--- DATASET CONTENT ---

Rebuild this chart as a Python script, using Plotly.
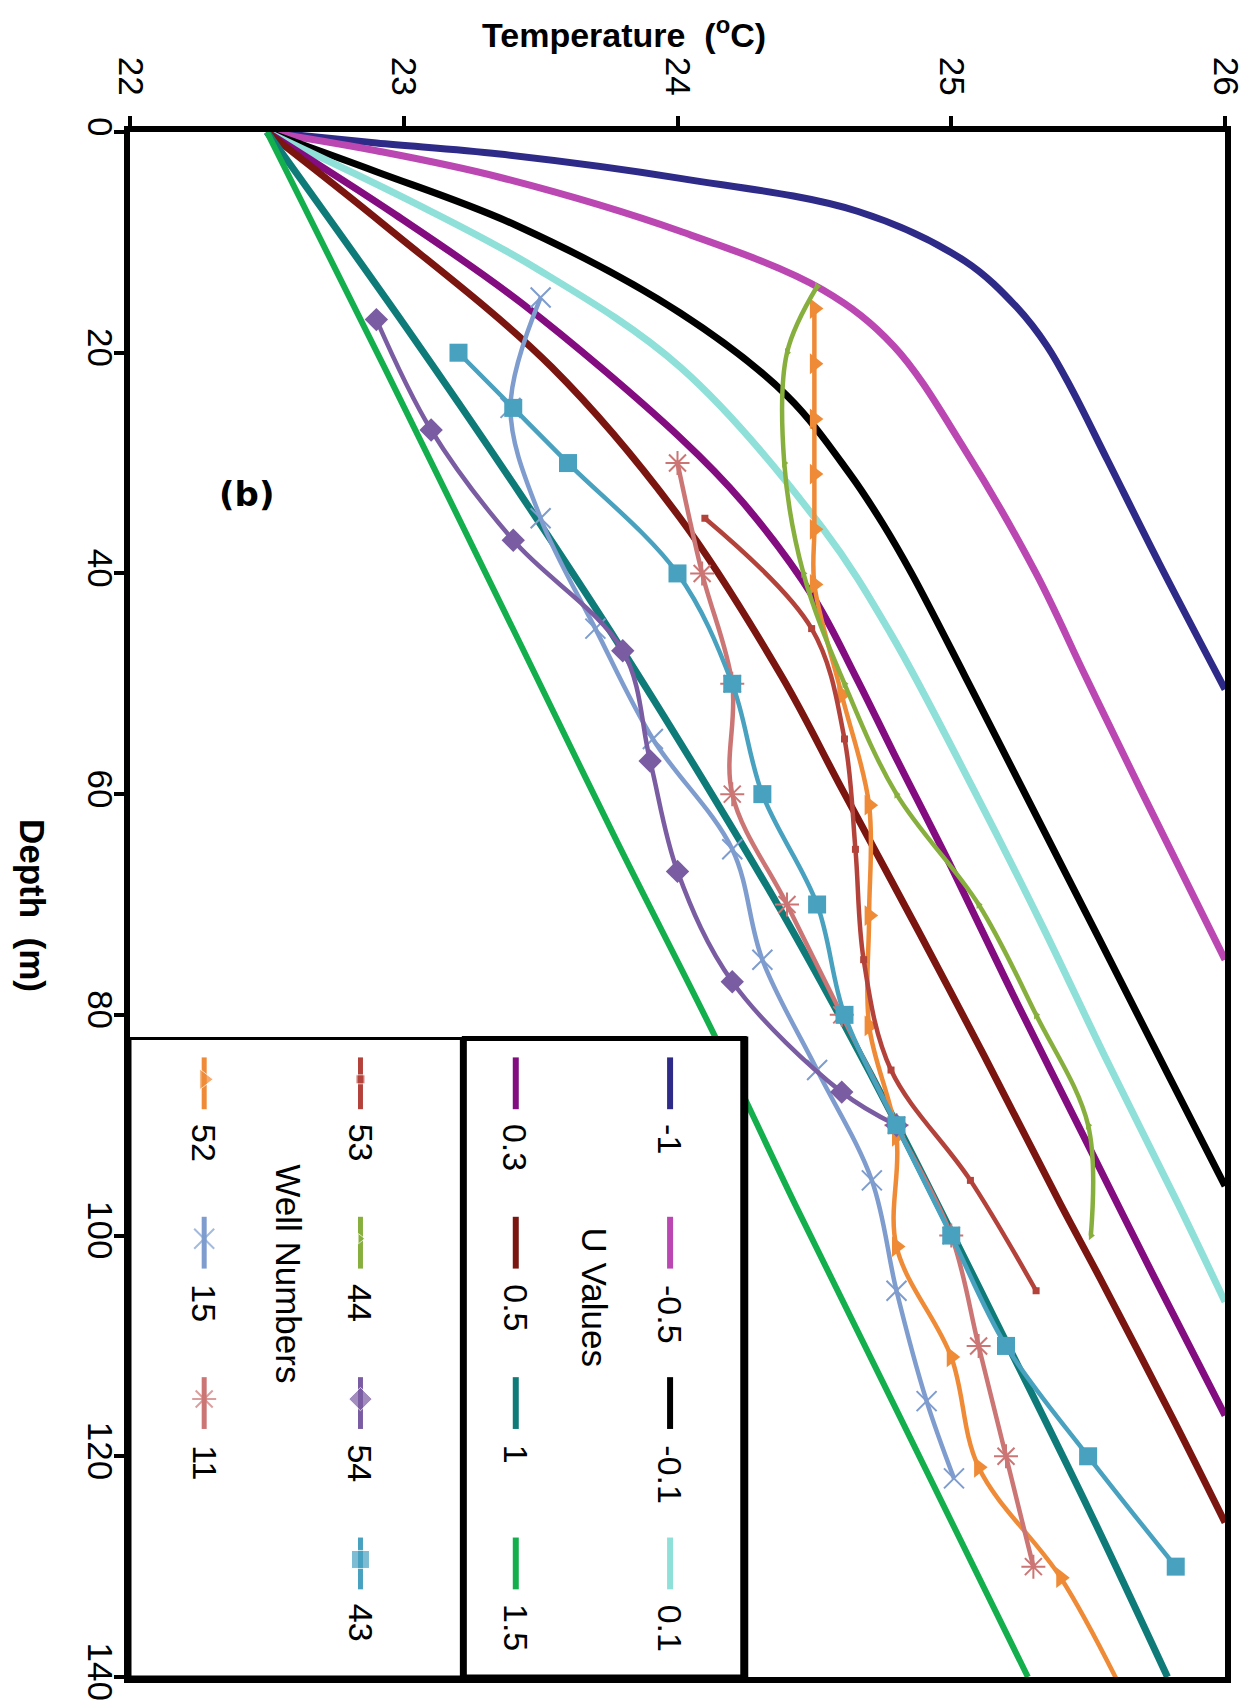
import plotly.graph_objects as go

# ---------------- data ----------------
u_labels = ["-1", "-0.5", "-0.1", "0.1", "0.3", "0.5", "1", "1.5"]

u_m1_depth = [0, 1.0, 2.0, 4.2, 7.2, 11.7, 15.9, 19.4, 23.3, 29.7, 39.1, 50.5]
u_m1_temp = [22.5, 22.9, 23.35, 24.01, 24.66, 25.05, 25.24, 25.35, 25.44, 25.57, 25.76, 26.0]

u_m05_depth = [0, 1.7, 4.1, 9.0, 14.3, 19.4, 28.8, 40.0, 49.3, 59.5, 75.0]
u_m05_temp = [22.5, 22.9, 23.35, 24.01, 24.53, 24.79, 25.05, 25.31, 25.49, 25.69, 26.0]

u_m01_depth = [0, 3.6, 8.45, 16.4, 23.9, 31.0, 35.5, 40.0, 49.3, 59.5, 73.1, 85.3, 95.5]
u_m01_temp = [22.5, 22.9, 23.41, 24.01, 24.40, 24.63, 24.75, 24.855, 25.05, 25.26, 25.54, 25.79, 26.0]

u_p01_depth = [0, 6.2, 12.3, 21.3, 35.9, 45.5, 59.5, 71.8, 83.7, 97.2, 106.0]
u_p01_temp = [22.5, 23.02, 23.48, 24.01, 24.53, 24.78, 25.08, 25.33, 25.56, 25.83, 26.0]

u_p03_depth = [0, 7.5, 15.5, 27.7, 33.6, 42.3, 49.3, 56.3, 66.6, 78.9, 91.8, 103.7, 116.3]
u_p03_temp = [22.5, 22.97, 23.43, 24.01, 24.24, 24.50, 24.65, 24.79, 25.0, 25.24, 25.50, 25.74, 26.0]

u_p05_depth = [0, 8.45, 21.3, 35.0, 49.3, 59.5, 72.4, 83.7, 97.2, 103.7, 116.6, 126.0]
u_p05_temp = [22.5, 22.93, 23.54, 24.01, 24.38, 24.60, 24.88, 25.12, 25.40, 25.54, 25.81, 26.0]

u_p1_depth = [0, 18.1, 32.6, 46.6, 60.2, 70.2, 80.0, 90.8, 108.6, 124.7, 140]
u_p1_temp = [22.5, 23.02, 23.42, 23.79, 24.13, 24.37, 24.59, 24.82, 25.18, 25.50, 25.79]

u_p15_depth = [0, 21.35, 46.6, 64.35, 82.1, 97.2, 115.3, 140]
u_p15_temp = [22.5, 22.93, 23.43, 23.78, 24.14, 24.43, 24.79, 25.28]

well_labels = ["52", "15", "11", "53", "44", "54", "43"]

w52_depth = [16, 21, 26, 31, 36, 41, 51, 61, 71, 81, 91, 101, 111, 121, 131, 141]
w52_temp = [24.5, 24.5, 24.5, 24.5, 24.5, 24.5, 24.6, 24.7, 24.7, 24.7, 24.8, 24.8, 25.0, 25.1, 25.4, 25.62]

w15_depth = [15, 25, 35, 45, 55, 65, 75, 85, 95, 105, 115, 122]
w15_temp = [23.5, 23.39, 23.5, 23.7, 23.91, 24.2, 24.31, 24.51, 24.71, 24.8, 24.91, 25.01]

w11_depth = [30, 40, 50, 60, 70, 80, 90, 100, 110, 120, 130]
w11_temp = [24.0, 24.09, 24.2, 24.2, 24.4, 24.6, 24.8, 25.0, 25.1, 25.2, 25.3]

w53_depth = [35, 45, 55, 65, 75, 85, 95, 105]
w53_temp = [24.1, 24.49, 24.61, 24.65, 24.68, 24.78, 25.07, 25.31]

w44_depth = [14, 20, 30, 40, 50, 60, 70, 80, 90, 100]
w44_temp = [24.51, 24.40, 24.39, 24.46, 24.61, 24.8, 25.1, 25.31, 25.5, 25.51]

w54_depth = [17, 27, 37, 47, 57, 67, 77, 87, 90]
w54_temp = [22.9, 23.1, 23.4, 23.8, 23.9, 24.0, 24.2, 24.6, 24.8]

w43_depth = [20, 25, 30, 40, 50, 60, 70, 80, 90, 100, 110, 120, 130]
w43_temp = [23.2, 23.4, 23.6, 24.0, 24.2, 24.31, 24.51, 24.61, 24.8, 25.0, 25.2, 25.5, 25.82]

x_ticks = [22, 23, 24, 25, 26]
y_ticks = [0, 20, 40, 60, 80, 100, 120, 140]

# ---------------- styles ----------------
u_series = [
    (u_m1_temp, u_m1_depth), (u_m05_temp, u_m05_depth), (u_m01_temp, u_m01_depth),
    (u_p01_temp, u_p01_depth), (u_p03_temp, u_p03_depth), (u_p05_temp, u_p05_depth),
    (u_p1_temp, u_p1_depth), (u_p15_temp, u_p15_depth),
]
u_colors = ["#2E2A88", "#BB48B2", "#000000", "#8EE0D8", "#820C80", "#7B1510", "#0E7B79", "#13AF4C"]
u_widths = [7, 7, 7, 7, 7, 7, 7, 6]

well_series = [
    (w52_temp, w52_depth), (w15_temp, w15_depth), (w11_temp, w11_depth),
    (w53_temp, w53_depth), (w44_temp, w44_depth), (w54_temp, w54_depth),
    (w43_temp, w43_depth),
]
well_colors = ["#EF8A36", "#7E9CCE", "#CC7575", "#B3423A", "#87AF3D", "#7A5CA2", "#47A1BF"]
well_markers = [
    dict(symbol="triangle-right", size=18),
    dict(symbol="x-thin-open", size=20, line=dict(width=2)),
    dict(symbol="asterisk-open", size=20, line=dict(width=2)),
    dict(symbol="square", size=7),
    dict(symbol="triangle-right", size=8),
    dict(symbol="diamond", size=18),
    dict(symbol="square", size=18),
]

FONT = "Liberation Sans, Arial, sans-serif"
W, H = 1250, 1705
L, R, T, B = 122, 1229, 124, 1675  # plot area in pixels


def fx(x):
    return (x - L) / (R - L)


def fy(y):
    return 1 - (y - T) / (B - T)


fig = go.Figure()

for (tx, dy), c, w, name in zip(u_series, u_colors, u_widths, u_labels):
    fig.add_trace(go.Scatter(x=tx, y=dy, mode="lines", name=name,
                             line=dict(color=c, width=w, shape="spline", smoothing=1.0),
                             showlegend=False))

for (tx, dy), c, m, name in zip(well_series, well_colors, well_markers, well_labels):
    mk = dict(m)
    mk["color"] = c
    if "line" in mk:
        mk["line"] = dict(width=mk["line"]["width"], color=c)
    fig.add_trace(go.Scatter(x=tx, y=dy, mode="lines+markers", name=name,
                             line=dict(color=c, width=4.5, shape="spline"),
                             marker=mk, showlegend=False))

# ---------------- hand-made legend (rotated like the reference) ----------------
box_l, box_r, box_t, box_b = 122, 744, 1034, 1675
fig.add_trace(go.Scatter(x=[fx(box_l), fx(box_r), fx(box_r), fx(box_l), fx(box_l)],
                         y=[fy(box_t), fy(box_t), fy(box_b), fy(box_b), fy(box_t)],
                         xaxis="x2", yaxis="y2", mode="lines", fill="toself",
                         fillcolor="white", line=dict(width=0, color="white"),
                         showlegend=False, hoverinfo="skip"))

row_centers = [1079, 1239, 1400, 1561]
label_tops = [1118, 1279, 1440, 1600]
half = 26

annotations = []


def legend_entry(cx, row, color, label, marker=None, width=6):
    cy = row_centers[row]
    if marker is None:
        fig.add_trace(go.Scatter(x=[fx(cx), fx(cx)], y=[fy(cy - half), fy(cy + half)],
                                 xaxis="x2", yaxis="y2", mode="lines",
                                 line=dict(color=color, width=width),
                                 showlegend=False, hoverinfo="skip"))
    else:
        mk = dict(marker)
        mk["color"] = color
        if "line" in mk:
            mk["line"] = dict(width=mk["line"]["width"], color=color)
        mk["size"] = [0, max(mk["size"], 9), 0]
        fig.add_trace(go.Scatter(x=[fx(cx), fx(cx), fx(cx)],
                                 y=[fy(cy - half), fy(cy - 4), fy(cy + half)],
                                 xaxis="x2", yaxis="y2", mode="lines+markers",
                                 line=dict(color=color, width=width), marker=mk,
                                 showlegend=False, hoverinfo="skip"))
    annotations.append(dict(x=fx(cx), y=fy(label_tops[row]), xref="paper", yref="paper",
                            text=label, textangle=90, showarrow=False,
                            xanchor="center", yanchor="top",
                            font=dict(family=FONT, size=34, color="black")))


colA, colB = 668, 512
for i in range(4):
    legend_entry(colA, i, u_colors[i], u_labels[i])
    legend_entry(colB, i, u_colors[i + 4], u_labels[i + 4])

colR, colLft = 355, 197
right_idx = [3, 4, 5, 6]
left_idx = [0, 1, 2]
for r, k in enumerate(right_idx):
    legend_entry(colR, r, well_colors[k], well_labels[k], well_markers[k], width=5)
for r, k in enumerate(left_idx):
    legend_entry(colLft, r, well_colors[k], well_labels[k], well_markers[k], width=5)

annotations.append(dict(x=fx(592), y=fy(1294), xref="paper", yref="paper",
                        text="U Values", textangle=90, showarrow=False,
                        xanchor="center", yanchor="middle",
                        font=dict(family=FONT, size=35, color="black")))
annotations.append(dict(x=fx(282), y=fy(1270), xref="paper", yref="paper",
                        text="Well Numbers", textangle=90, showarrow=False,
                        xanchor="center", yanchor="middle",
                        font=dict(family=FONT, size=35, color="black")))

annotations.append(dict(x=fx(621), y=fy(1), xref="paper", yref="paper",
                        text="Temperature  (<sup>o</sup>C)", showarrow=False,
                        xanchor="center", yanchor="top",
                        font=dict(family=FONT, size=34, color="black", weight="bold")))
annotations.append(dict(x=fx(23), y=fy(900), xref="paper", yref="paper",
                        text="Depth  (m)", textangle=90, showarrow=False,
                        xanchor="center", yanchor="middle",
                        font=dict(family=FONT, size=35, color="black", weight="bold")))
annotations.append(dict(x=fx(240), y=fy(487), xref="paper", yref="paper",
                        text="(b)", showarrow=False, xanchor="center", yanchor="middle",
                        font=dict(family="DejaVu Sans, sans-serif", size=34,
                                  color="black", weight="bold")))

shapes = [
    dict(type="rect", xref="paper", yref="paper", x0=fx(122), x1=fx(457),
         y0=fy(1034), y1=fy(1675), line=dict(color="black", width=3), layer="above"),
    dict(type="rect", xref="paper", yref="paper", x0=fx(460), x1=fx(743),
         y0=fy(1034), y1=fy(1675), line=dict(color="black", width=5), layer="above"),
    dict(type="line", xref="paper", yref="paper", x0=fx(743), x1=fx(743),
         y0=fy(1032), y1=fy(1675), line=dict(color="black", width=8), layer="above"),
]

axis_common = dict(showline=True, linewidth=6, linecolor="black", mirror=True,
                   showgrid=False, zeroline=False, ticks="outside", tickwidth=4,
                   tickcolor="black", tickangle=90,
                   tickfont=dict(family=FONT, size=35, color="black"))

fig.update_layout(
    width=W, height=H,
    margin=dict(l=L, r=W - R, t=T, b=H - B, pad=0),
    paper_bgcolor="white", plot_bgcolor="white",
    showlegend=False,
    xaxis=dict(range=[22, 26], side="top", tickvals=x_ticks, ticklen=10,
               ticklabelstandoff=8, **axis_common),
    yaxis=dict(range=[140, 0], tickvals=y_ticks, ticklen=10,
               ticklabelstandoff=-16, **axis_common),
    xaxis2=dict(overlaying="x", range=[0, 1], visible=False, fixedrange=True),
    yaxis2=dict(overlaying="y", range=[0, 1], visible=False, fixedrange=True),
    annotations=annotations,
    shapes=shapes,
)

fig.write_html("out.html")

---

Take the material above from its first line through the line holding "24.78, 25.07, 25.31]" and set it down exactly, without the pictures.

RESULT OF THE TASK -
Rebuild this chart as a Python script, using Plotly.
import plotly.graph_objects as go

# ---------------- data ----------------
u_labels = ["-1", "-0.5", "-0.1", "0.1", "0.3", "0.5", "1", "1.5"]

u_m1_depth = [0, 1.0, 2.0, 4.2, 7.2, 11.7, 15.9, 19.4, 23.3, 29.7, 39.1, 50.5]
u_m1_temp = [22.5, 22.9, 23.35, 24.01, 24.66, 25.05, 25.24, 25.35, 25.44, 25.57, 25.76, 26.0]

u_m05_depth = [0, 1.7, 4.1, 9.0, 14.3, 19.4, 28.8, 40.0, 49.3, 59.5, 75.0]
u_m05_temp = [22.5, 22.9, 23.35, 24.01, 24.53, 24.79, 25.05, 25.31, 25.49, 25.69, 26.0]

u_m01_depth = [0, 3.6, 8.45, 16.4, 23.9, 31.0, 35.5, 40.0, 49.3, 59.5, 73.1, 85.3, 95.5]
u_m01_temp = [22.5, 22.9, 23.41, 24.01, 24.40, 24.63, 24.75, 24.855, 25.05, 25.26, 25.54, 25.79, 26.0]

u_p01_depth = [0, 6.2, 12.3, 21.3, 35.9, 45.5, 59.5, 71.8, 83.7, 97.2, 106.0]
u_p01_temp = [22.5, 23.02, 23.48, 24.01, 24.53, 24.78, 25.08, 25.33, 25.56, 25.83, 26.0]

u_p03_depth = [0, 7.5, 15.5, 27.7, 33.6, 42.3, 49.3, 56.3, 66.6, 78.9, 91.8, 103.7, 116.3]
u_p03_temp = [22.5, 22.97, 23.43, 24.01, 24.24, 24.50, 24.65, 24.79, 25.0, 25.24, 25.50, 25.74, 26.0]

u_p05_depth = [0, 8.45, 21.3, 35.0, 49.3, 59.5, 72.4, 83.7, 97.2, 103.7, 116.6, 126.0]
u_p05_temp = [22.5, 22.93, 23.54, 24.01, 24.38, 24.60, 24.88, 25.12, 25.40, 25.54, 25.81, 26.0]

u_p1_depth = [0, 18.1, 32.6, 46.6, 60.2, 70.2, 80.0, 90.8, 108.6, 124.7, 140]
u_p1_temp = [22.5, 23.02, 23.42, 23.79, 24.13, 24.37, 24.59, 24.82, 25.18, 25.50, 25.79]

u_p15_depth = [0, 21.35, 46.6, 64.35, 82.1, 97.2, 115.3, 140]
u_p15_temp = [22.5, 22.93, 23.43, 23.78, 24.14, 24.43, 24.79, 25.28]

well_labels = ["52", "15", "11", "53", "44", "54", "43"]

w52_depth = [16, 21, 26, 31, 36, 41, 51, 61, 71, 81, 91, 101, 111, 121, 131, 141]
w52_temp = [24.5, 24.5, 24.5, 24.5, 24.5, 24.5, 24.6, 24.7, 24.7, 24.7, 24.8, 24.8, 25.0, 25.1, 25.4, 25.62]

w15_depth = [15, 25, 35, 45, 55, 65, 75, 85, 95, 105, 115, 122]
w15_temp = [23.5, 23.39, 23.5, 23.7, 23.91, 24.2, 24.31, 24.51, 24.71, 24.8, 24.91, 25.01]

w11_depth = [30, 40, 50, 60, 70, 80, 90, 100, 110, 120, 130]
w11_temp = [24.0, 24.09, 24.2, 24.2, 24.4, 24.6, 24.8, 25.0, 25.1, 25.2, 25.3]

w53_depth = [35, 45, 55, 65, 75, 85, 95, 105]
w53_temp = [24.1, 24.49, 24.61, 24.65, 24.68, 24.78, 25.07, 25.31]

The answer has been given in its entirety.